Apple created a really good-looking and really terrible to use app in iBooks and it’s the other reading apps that are saving the day.
This begs the instant question –
Did Amazon make a mistake by releasing Kindle for iPad?
Actually – No.
- An ebook sale is an ebook sale.
- iPad could become an important ebook channel and it’s crucial to be a top reading app on it to cash in.
- If Amazon didn’t release a very good reading app (Kindle for iPad) then some other company eventually would.
- Kobo is pretty good and could potentially become great. B&N eReader for iPad might be very good.
- Every Kindle for iPad user is getting locked in to the Kindle eco-system (via book purchases).
- It increases the value proposition for Kindle owners.
- It adds to the amount of customer information Amazon have. They probably know the reading habits of iPad owners better than anyone except Apple.
Apple is in a good position – Amazon is forced to add Kindle for iPad because the channel and the user information and the sales are too important.
Why were so many reviewers praising iBooks so much?
No idea.
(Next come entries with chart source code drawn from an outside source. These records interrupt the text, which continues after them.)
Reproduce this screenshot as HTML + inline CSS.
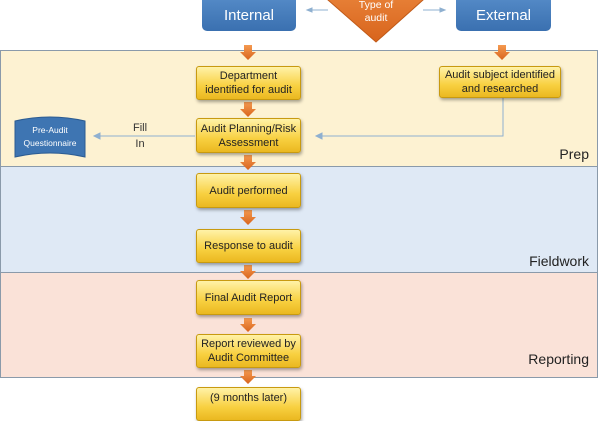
<!DOCTYPE html>
<html><head><style>
body{margin:0;width:600px;height:400px;overflow:hidden;background:#fff;font-family:"Liberation Sans",sans-serif;position:relative}
.band{position:absolute;left:0;width:598px;border:1px solid #8a9aaa;box-sizing:border-box}
.lbl{position:absolute;right:8px;font-size:14px;color:#222}
.y{position:absolute;left:196px;width:105px;box-sizing:border-box;border:1px solid #c89a10;border-radius:3px;background:linear-gradient(#fff2a8,#f8d040 60%,#eab820);box-shadow:1px 2px 3px rgba(0,0,0,.35);display:flex;align-items:center;justify-content:center;text-align:center;font-size:11px;line-height:14px;color:#222}
.b{position:absolute;background:linear-gradient(#5a90cc,#3a70b0);border-radius:5px;color:#fff;font-size:15px;display:flex;align-items:center;justify-content:center}
</style></head><body>
<div class="band" style="top:50px;height:117px;background:#fdf2d2"><div class="lbl" style="top:95px">Prep</div></div>
<div class="band" style="top:166px;height:107px;background:#dfe9f5"><div class="lbl" style="top:86px">Fieldwork</div></div>
<div class="band" style="top:272px;height:106px;background:#fae2d8"><div class="lbl" style="top:78px">Reporting</div></div>

<div class="b" style="left:202px;top:-10px;width:94px;height:41px;padding-top:10px;box-sizing:border-box">Internal</div>
<div class="b" style="left:456px;top:-10px;width:95px;height:41px;padding-top:10px;box-sizing:border-box">External</div>
<svg style="position:absolute;left:0;top:0" width="600" height="400">
<defs><linearGradient id="o" x1="0" y1="0" x2="0" y2="1"><stop offset="0" stop-color="#f59a50"/><stop offset="1" stop-color="#d8641c"/></linearGradient></defs>
<polygon points="328,0 376,-46 423,0 376,42" fill="url(#o)" stroke="#c05a18"/>
<text x="376" y="8" fill="#fff" font-size="10.5" text-anchor="middle" font-family="Liberation Sans">Type of</text>
<text x="376" y="21" fill="#fff" font-size="10.5" text-anchor="middle" font-family="Liberation Sans">audit</text>
<g stroke="#8fb0d0" stroke-width="1" fill="#8fb0d0">
<line x1="310" y1="10" x2="328" y2="10"/><polygon points="307,10 312,8 312,12"/>
<line x1="423" y1="10" x2="442" y2="10"/><polygon points="445,10 440,8 440,12"/>
<line x1="97" y1="136" x2="195" y2="136"/><polygon points="94,136 100,133 100,139"/>
<polyline points="503,97 503,136 320,136" fill="none"/><polygon points="316,136 322,133 322,139"/>
</g>
<path d="M15,121 Q50,113 85,121 L85,157 Q50,149 15,157 Z" fill="#3e75b2" stroke="#2c5c92"/>
<text x="50" y="133" fill="#fff" font-size="8.5" text-anchor="middle" font-family="Liberation Sans">Pre-Audit</text>
<text x="50" y="146" fill="#fff" font-size="8.5" text-anchor="middle" font-family="Liberation Sans">Questionnaire</text>
<text x="140" y="131" fill="#333" font-size="11" text-anchor="middle" font-family="Liberation Sans">Fill</text>
<text x="140" y="147" fill="#333" font-size="11" text-anchor="middle" font-family="Liberation Sans">In</text>
<g fill="url(#o)">
<path d="M244,45 h8 v7 h4 l-8,8 l-8,-8 h4z"/>
<path d="M498,45 h8 v7 h4 l-8,8 l-8,-8 h4z"/>
<path d="M244,102 h8 v7 h4 l-8,8 l-8,-8 h4z"/>
<path d="M244,155 h8 v7 h4 l-8,8 l-8,-8 h4z"/>
<path d="M244,210 h8 v7 h4 l-8,8 l-8,-8 h4z"/>
<path d="M244,265 h8 v6 h4 l-8,8 l-8,-8 h4z"/>
<path d="M244,318 h8 v6 h4 l-8,8 l-8,-8 h4z"/>
<path d="M244,370 h8 v6 h4 l-8,8 l-8,-8 h4z"/>
</g>
</svg>
<div class="y" style="top:66px;height:34px">Department<br>identified for audit</div>
<div class="y" style="left:439px;width:122px;top:66px;height:32px">Audit subject identified<br>and researched</div>
<div class="y" style="top:118px;height:35px">Audit Planning/Risk<br>Assessment</div>
<div class="y" style="top:173px;height:35px">Audit performed</div>
<div class="y" style="top:229px;height:34px">Response to audit</div>
<div class="y" style="top:280px;height:35px">Final Audit Report</div>
<div class="y" style="top:334px;height:34px">Report reviewed by<br>Audit Committee</div>
<div class="y" style="top:387px;height:34px;align-items:flex-start;padding-top:3px">(9 months later)</div>
</body></html>
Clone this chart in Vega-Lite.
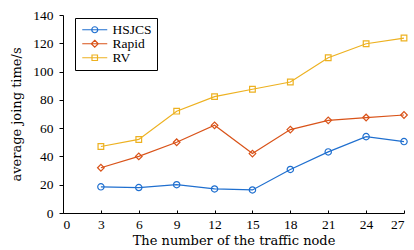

Notice the newer reviews and reviews from actual readers – They all talk about Kindle for iPad.
If Kindle for iPad wasn’t available they would pick Kobo for iPad. You can’t really survive on iBooks – when you’re actually reading a book you don’t really care that the page turn is a fancy animation or that your library has imaginary wooden shelves.
Were the people who designed iBooks book readers?
It’s a genuine question. Not being snarky – just asking a simple question.
Take the team that designed the iBooks app. Take Steve Jobs. How much do they read?
Is iBooks what the perfect reading app looks like when it’s designed by people who don’t really read?
My guess is that Steve Jobs still feels the way he did – No one really reads any more. So he had an app created that would mollify Publishers and look very good and do a half-decent job of reading. That way Apple can target the eReader space and sell more iPads.
If iBooks doesn’t really meet the needs of actual readers it’s not an issue – other reading apps will fill in the gaps. Look at the quality of Kindle for iPad and Kobo for iPad and it’s hard to argue with Apple’s strategy.